◆ **Problem to solve**: Reproduce every line of the material below, but drop the pictures.

Data provided start

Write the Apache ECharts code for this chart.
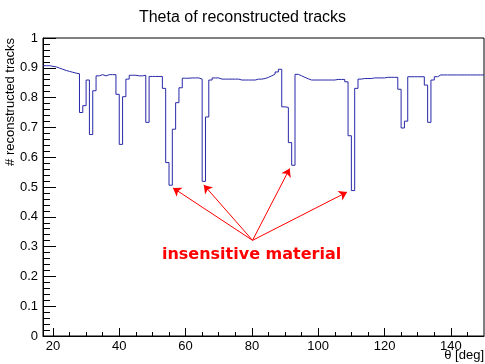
<!DOCTYPE html>
<html>
<head>
<meta charset="utf-8">
<script src="https://cdn.jsdelivr.net/npm/echarts@6/dist/echarts.min.js"></script>
<style>html,body{margin:0;padding:0;background:#fff}#c{width:485px;height:364px}</style>
</head>
<body>
<div id="c"></div>
<script>
const chartTitle = 'Theta of reconstructed tracks';
const xTitle = 'θ [deg]';
const yTitle = '# reconstructed tracks';
const firstBinLow = 17;
const binWidth = 1;
// fraction of reconstructed tracks per 1-degree bin, starting at 17 deg
const binValues = [
  0.907, 0.907, 0.905, 0.903, 0.899, 0.895, 0.891, 0.888, 0.885, 0.882, // 17-26
  0.880, 0.750, 0.773, 0.859, 0.676, 0.823, 0.873, 0.877, 0.873, 0.877, // 27-36
  0.877, 0.877, 0.811, 0.643, 0.803, 0.862, 0.875, 0.875, 0.873, 0.873, // 37-46
  0.875, 0.717, 0.871, 0.871, 0.871, 0.871, 0.831, 0.582, 0.506, 0.694, // 47-56
  0.783, 0.833, 0.865, 0.865, 0.866, 0.866, 0.866, 0.862, 0.519, 0.735, // 57-66
  0.859, 0.866, 0.866, 0.862, 0.862, 0.862, 0.862, 0.862, 0.862, 0.859, // 67-76
  0.859, 0.859, 0.859, 0.859, 0.862, 0.862, 0.864, 0.868, 0.873, 0.879, // 77-86
  0.886, 0.895, 0.769, 0.767, 0.649, 0.573, 0.878, 0.873, 0.868, 0.863, // 87-96
  0.859, 0.859, 0.859, 0.859, 0.859, 0.859, 0.859, 0.859, 0.861, 0.861, // 97-106
  0.861, 0.853, 0.672, 0.488, 0.831, 0.862, 0.864, 0.864, 0.864, 0.866, // 107-116
  0.866, 0.866, 0.866, 0.868, 0.868, 0.868, 0.868, 0.828, 0.698, 0.721, // 117-126
  0.870, 0.870, 0.870, 0.870, 0.870, 0.842, 0.717, 0.859, 0.870, 0.876, // 127-136
  0.876, 0.876, 0.876, 0.876, 0.876, 0.876, 0.876, 0.876, 0.876, 0.876, // 137-146
  0.876, 0.876, 0.876                                                   // 147-149
];
const xMajorTicks = [20, 40, 60, 80, 100, 120, 140];
const xMinorTicks = [20, 25, 30, 35, 40, 45, 50, 55, 60, 65, 70, 75, 80, 85, 90, 95, 100, 105, 110, 115, 120, 125, 130, 135, 140, 145];
const annotationText = 'insensitive material';
const annotationPos = [79.9, 0.272];
const arrowOrigin = [80.2, 0.321];
const arrowTips = [[56.2, 0.497], [65.5, 0.507], [91.4, 0.562], [108.7, 0.483]];

const histPoints = binValues.map((v, i) => [firstBinLow + i * binWidth, v]);
histPoints.push([firstBinLow + binValues.length * binWidth, binValues[binValues.length - 1]]);

const FONT = 'Liberation Sans';
const chart = echarts.init(document.getElementById('c'), null, {renderer: 'canvas'});
chart.setOption({
  animation: false,
  backgroundColor: '#fff',
  title: {
    text: chartTitle, left: 'center', top: 5,
    textStyle: {fontFamily: FONT, fontSize: 16, fontWeight: 'normal', color: '#000'}
  },
  grid: {left: 43, right: 1, top: 38, bottom: 28, show: true, borderColor: '#000', borderWidth: 1, backgroundColor: 'transparent'},
  xAxis: [
    {
      type: 'value', min: 17, max: 150,
      axisLine: {show: true, lineStyle: {color: '#000', width: 1}},
      axisTick: {show: true, inside: true, length: 8, customValues: xMajorTicks, lineStyle: {color: '#000'}},
      axisLabel: {customValues: xMajorTicks, fontFamily: FONT, fontSize: 13, color: '#000', margin: 4},
      splitLine: {show: false}
    },
    {
      type: 'value', min: 17, max: 150, position: 'bottom',
      axisLine: {show: false},
      axisTick: {show: true, inside: true, length: 4, customValues: xMinorTicks, lineStyle: {color: '#000'}},
      axisLabel: {show: false},
      splitLine: {show: false}
    }
  ],
  yAxis: {
    type: 'value', min: 0, max: 1, interval: 0.1,
    axisLine: {show: true, lineStyle: {color: '#000', width: 1}},
    axisTick: {show: true, inside: true, length: 13, lineStyle: {color: '#000'}},
    minorTick: {show: true, splitNumber: 5, length: 7, lineStyle: {color: '#000'}},
    axisLabel: {fontFamily: FONT, fontSize: 13, color: '#000', margin: 5},
    splitLine: {show: false}
  },
  graphic: [
    {
      type: 'text', x: 4, y: 38, rotation: Math.PI / 2,
      style: {text: yTitle, fontFamily: FONT, fontSize: 13, fill: '#000', textAlign: 'right', textVerticalAlign: 'top'}
    },
    {
      type: 'text', right: 1, top: 349,
      style: {text: xTitle, fontFamily: FONT, fontSize: 13, fill: '#000'}
    }
  ],
  series: [{
    type: 'line', xAxisIndex: 0, step: 'end', data: histPoints, symbol: 'none',
    lineStyle: {color: '#2828a8', width: 1},
    markLine: {
      silent: true, symbol: ['none', 'arrow'], symbolSize: 8,
      lineStyle: {color: '#ff0000', width: 1, type: 'solid'},
      label: {show: false},
      data: arrowTips.map(t => [{coord: arrowOrigin}, {coord: t}])
    },
    markPoint: {
      silent: true, symbol: 'circle', symbolSize: 0,
      data: [{coord: annotationPos, value: annotationText}],
      label: {show: true, position: 'inside', formatter: annotationText, color: '#ff0000', fontFamily: 'DejaVu Sans', fontWeight: 'bold', fontSize: 16}
    }
  }]
});
</script>
</body>
</html>
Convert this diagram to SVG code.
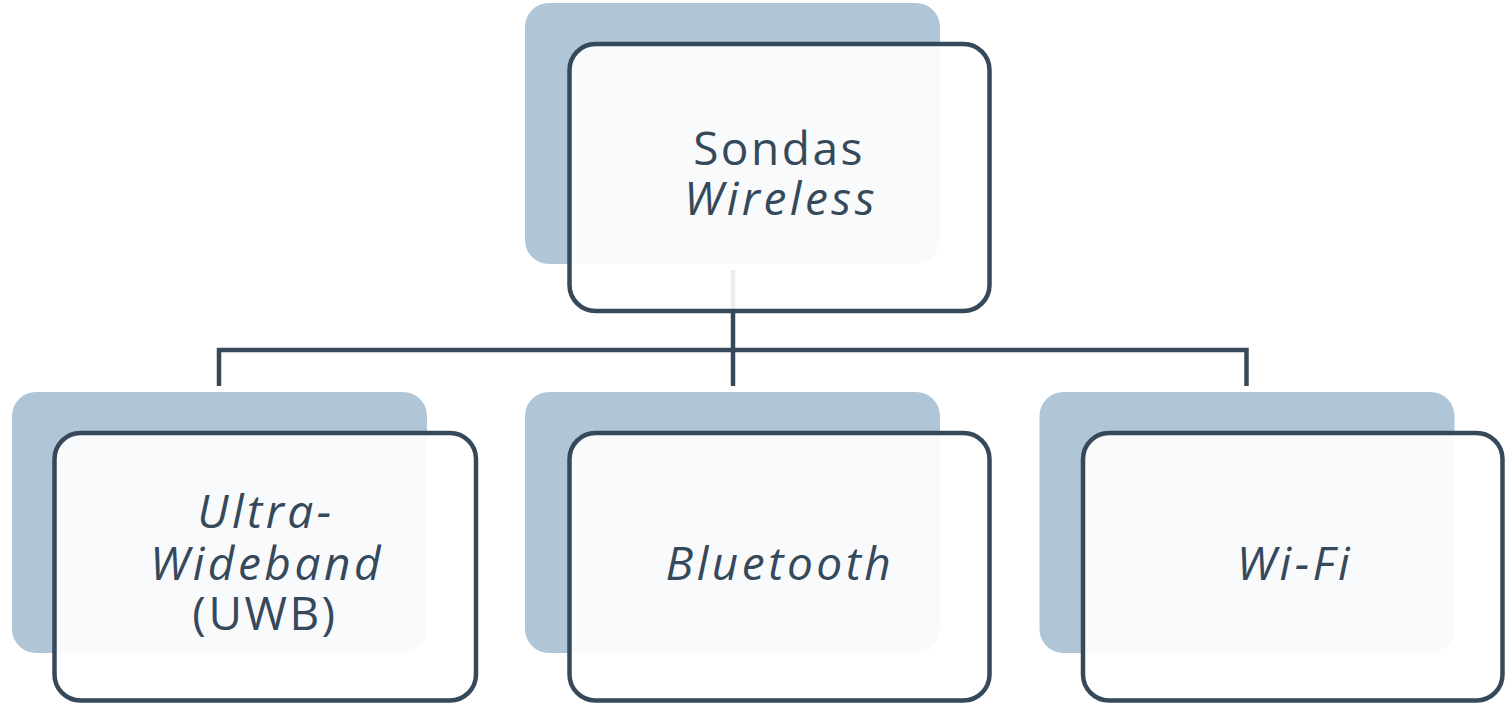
<svg xmlns="http://www.w3.org/2000/svg" width="1505" height="703" viewBox="0 0 1505 703">
<style>
.back{fill:#b0c6d6}
.front{fill:#ffffff;fill-opacity:0.91;stroke:#36495a;stroke-width:4.5}
.conn{fill:none;stroke:#36495a;stroke-width:4.5}
.t{font-family:"Open Sans","Liberation Sans",sans-serif;font-size:46px;fill:#36495a;text-anchor:middle;letter-spacing:2.5px}
.i{font-style:italic;letter-spacing:3.5px}
</style>
<rect width="1505" height="703" fill="#ffffff"/>
<g id="connectors">
<path class="conn" d="M733,270 V386"/>
<path class="conn" d="M219,386 V350 H1246.5 V386"/>
</g>
<g id="node-sondas">
<rect class="back" x="525" y="3" width="415" height="261" rx="24"/>
<rect class="front" x="569.5" y="44" width="420" height="267" rx="26"/>
<text class="t"><tspan x="779" y="165">Sondas</tspan><tspan class="i" x="781" y="215">Wireless</tspan></text>
</g>
<g id="node-uwb">
<rect class="back" x="12" y="392" width="415" height="261" rx="24"/>
<rect class="front" x="54.5" y="433" width="421.5" height="267.5" rx="26"/>
<text class="t"><tspan class="i" x="266" y="528">Ultra-</tspan><tspan class="i" x="267" y="580">Wideband</tspan><tspan x="265" y="630">(UWB)</tspan></text>
</g>
<g id="node-bluetooth">
<rect class="back" x="525" y="392" width="415" height="261" rx="24"/>
<rect class="front" x="569.5" y="433" width="420" height="267.5" rx="26"/>
<text class="t i" x="780" y="580">Bluetooth</text>
</g>
<g id="node-wifi">
<rect class="back" x="1039.5" y="392" width="415" height="261" rx="24"/>
<rect class="front" x="1083" y="433" width="419.5" height="267.5" rx="26"/>
<text class="t i" x="1295" y="580">Wi-Fi</text>
</g>
</svg>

Data provided end

◆ **Output for this task**:
Write the Apache ECharts code for this chart.
<!DOCTYPE html>
<html>
<head>
<meta charset="utf-8">
<script src="https://cdn.jsdelivr.net/npm/echarts@6/dist/echarts.min.js"></script>
<style>html,body{margin:0;padding:0;background:#fff}#c{width:485px;height:364px}</style>
</head>
<body>
<div id="c"></div>
<script>
const chartTitle = 'Theta of reconstructed tracks';
const xTitle = 'θ [deg]';
const yTitle = '# reconstructed tracks';
const firstBinLow = 17;
const binWidth = 1;
// fraction of reconstructed tracks per 1-degree bin, starting at 17 deg
const binValues = [
  0.907, 0.907, 0.905, 0.903, 0.899, 0.895, 0.891, 0.888, 0.885, 0.882, // 17-26
  0.880, 0.750, 0.773, 0.859, 0.676, 0.823, 0.873, 0.877, 0.873, 0.877, // 27-36
  0.877, 0.877, 0.811, 0.643, 0.803, 0.862, 0.875, 0.875, 0.873, 0.873, // 37-46
  0.875, 0.717, 0.871, 0.871, 0.871, 0.871, 0.831, 0.582, 0.506, 0.694, // 47-56
  0.783, 0.833, 0.865, 0.865, 0.866, 0.866, 0.866, 0.862, 0.519, 0.735, // 57-66
  0.859, 0.866, 0.866, 0.862, 0.862, 0.862, 0.862, 0.862, 0.862, 0.859, // 67-76
  0.859, 0.859, 0.859, 0.859, 0.862, 0.862, 0.864, 0.868, 0.873, 0.879, // 77-86
  0.886, 0.895, 0.769, 0.767, 0.649, 0.573, 0.878, 0.873, 0.868, 0.863, // 87-96
  0.859, 0.859, 0.859, 0.859, 0.859, 0.859, 0.859, 0.859, 0.861, 0.861, // 97-106
  0.861, 0.853, 0.672, 0.488, 0.831, 0.862, 0.864, 0.864, 0.864, 0.866, // 107-116
  0.866, 0.866, 0.866, 0.868, 0.868, 0.868, 0.868, 0.828, 0.698, 0.721, // 117-126
  0.870, 0.870, 0.870, 0.870, 0.870, 0.842, 0.717, 0.859, 0.870, 0.876, // 127-136
  0.876, 0.876, 0.876, 0.876, 0.876, 0.876, 0.876, 0.876, 0.876, 0.876, // 137-146
  0.876, 0.876, 0.876                                                   // 147-149
];
const xMajorTicks = [20, 40, 60, 80, 100, 120, 140];
const xMinorTicks = [20, 25, 30, 35, 40, 45, 50, 55, 60, 65, 70, 75, 80, 85, 90, 95, 100, 105, 110, 115, 120, 125, 130, 135, 140, 145];
const annotationText = 'insensitive material';
const annotationPos = [79.9, 0.272];
const arrowOrigin = [80.2, 0.321];
const arrowTips = [[56.2, 0.497], [65.5, 0.507], [91.4, 0.562], [108.7, 0.483]];

const histPoints = binValues.map((v, i) => [firstBinLow + i * binWidth, v]);
histPoints.push([firstBinLow + binValues.length * binWidth, binValues[binValues.length - 1]]);

const FONT = 'Liberation Sans';
const chart = echarts.init(document.getElementById('c'), null, {renderer: 'canvas'});
chart.setOption({
  animation: false,
  backgroundColor: '#fff',
  title: {
    text: chartTitle, left: 'center', top: 5,
    textStyle: {fontFamily: FONT, fontSize: 16, fontWeight: 'normal', color: '#000'}
  },
  grid: {left: 43, right: 1, top: 38, bottom: 28, show: true, borderColor: '#000', borderWidth: 1, backgroundColor: 'transparent'},
  xAxis: [
    {
      type: 'value', min: 17, max: 150,
      axisLine: {show: true, lineStyle: {color: '#000', width: 1}},
      axisTick: {show: true, inside: true, length: 8, customValues: xMajorTicks, lineStyle: {color: '#000'}},
      axisLabel: {customValues: xMajorTicks, fontFamily: FONT, fontSize: 13, color: '#000', margin: 4},
      splitLine: {show: false}
    },
    {
      type: 'value', min: 17, max: 150, position: 'bottom',
      axisLine: {show: false},
      axisTick: {show: true, inside: true, length: 4, customValues: xMinorTicks, lineStyle: {color: '#000'}},
      axisLabel: {show: false},
      splitLine: {show: false}
    }
  ],
  yAxis: {
    type: 'value', min: 0, max: 1, interval: 0.1,
    axisLine: {show: true, lineStyle: {color: '#000', width: 1}},
    axisTick: {show: true, inside: true, length: 13, lineStyle: {color: '#000'}},
    minorTick: {show: true, splitNumber: 5, length: 7, lineStyle: {color: '#000'}},
    axisLabel: {fontFamily: FONT, fontSize: 13, color: '#000', margin: 5},
    splitLine: {show: false}
  },
  graphic: [
    {
      type: 'text', x: 4, y: 38, rotation: Math.PI / 2,
      style: {text: yTitle, fontFamily: FONT, fontSize: 13, fill: '#000', textAlign: 'right', textVerticalAlign: 'top'}
    },
    {
      type: 'text', right: 1, top: 349,
      style: {text: xTitle, fontFamily: FONT, fontSize: 13, fill: '#000'}
    }
  ],
  series: [{
    type: 'line', xAxisIndex: 0, step: 'end', data: histPoints, symbol: 'none',
    lineStyle: {color: '#2828a8', width: 1},
    markLine: {
      silent: true, symbol: ['none', 'arrow'], symbolSize: 8,
      lineStyle: {color: '#ff0000', width: 1, type: 'solid'},
      label: {show: false},
      data: arrowTips.map(t => [{coord: arrowOrigin}, {coord: t}])
    },
    markPoint: {
      silent: true, symbol: 'circle', symbolSize: 0,
      data: [{coord: annotationPos, value: annotationText}],
      label: {show: true, position: 'inside', formatter: annotationText, color: '#ff0000', fontFamily: 'DejaVu Sans', fontWeight: 'bold', fontSize: 16}
    }
  }]
});
</script>
</body>
</html>
Convert this diagram to SVG code.
<svg xmlns="http://www.w3.org/2000/svg" width="1505" height="703" viewBox="0 0 1505 703">
<style>
.back{fill:#b0c6d6}
.front{fill:#ffffff;fill-opacity:0.91;stroke:#36495a;stroke-width:4.5}
.conn{fill:none;stroke:#36495a;stroke-width:4.5}
.t{font-family:"Open Sans","Liberation Sans",sans-serif;font-size:46px;fill:#36495a;text-anchor:middle;letter-spacing:2.5px}
.i{font-style:italic;letter-spacing:3.5px}
</style>
<rect width="1505" height="703" fill="#ffffff"/>
<g id="connectors">
<path class="conn" d="M733,270 V386"/>
<path class="conn" d="M219,386 V350 H1246.5 V386"/>
</g>
<g id="node-sondas">
<rect class="back" x="525" y="3" width="415" height="261" rx="24"/>
<rect class="front" x="569.5" y="44" width="420" height="267" rx="26"/>
<text class="t"><tspan x="779" y="165">Sondas</tspan><tspan class="i" x="781" y="215">Wireless</tspan></text>
</g>
<g id="node-uwb">
<rect class="back" x="12" y="392" width="415" height="261" rx="24"/>
<rect class="front" x="54.5" y="433" width="421.5" height="267.5" rx="26"/>
<text class="t"><tspan class="i" x="266" y="528">Ultra-</tspan><tspan class="i" x="267" y="580">Wideband</tspan><tspan x="265" y="630">(UWB)</tspan></text>
</g>
<g id="node-bluetooth">
<rect class="back" x="525" y="392" width="415" height="261" rx="24"/>
<rect class="front" x="569.5" y="433" width="420" height="267.5" rx="26"/>
<text class="t i" x="780" y="580">Bluetooth</text>
</g>
<g id="node-wifi">
<rect class="back" x="1039.5" y="392" width="415" height="261" rx="24"/>
<rect class="front" x="1083" y="433" width="419.5" height="267.5" rx="26"/>
<text class="t i" x="1295" y="580">Wi-Fi</text>
</g>
</svg>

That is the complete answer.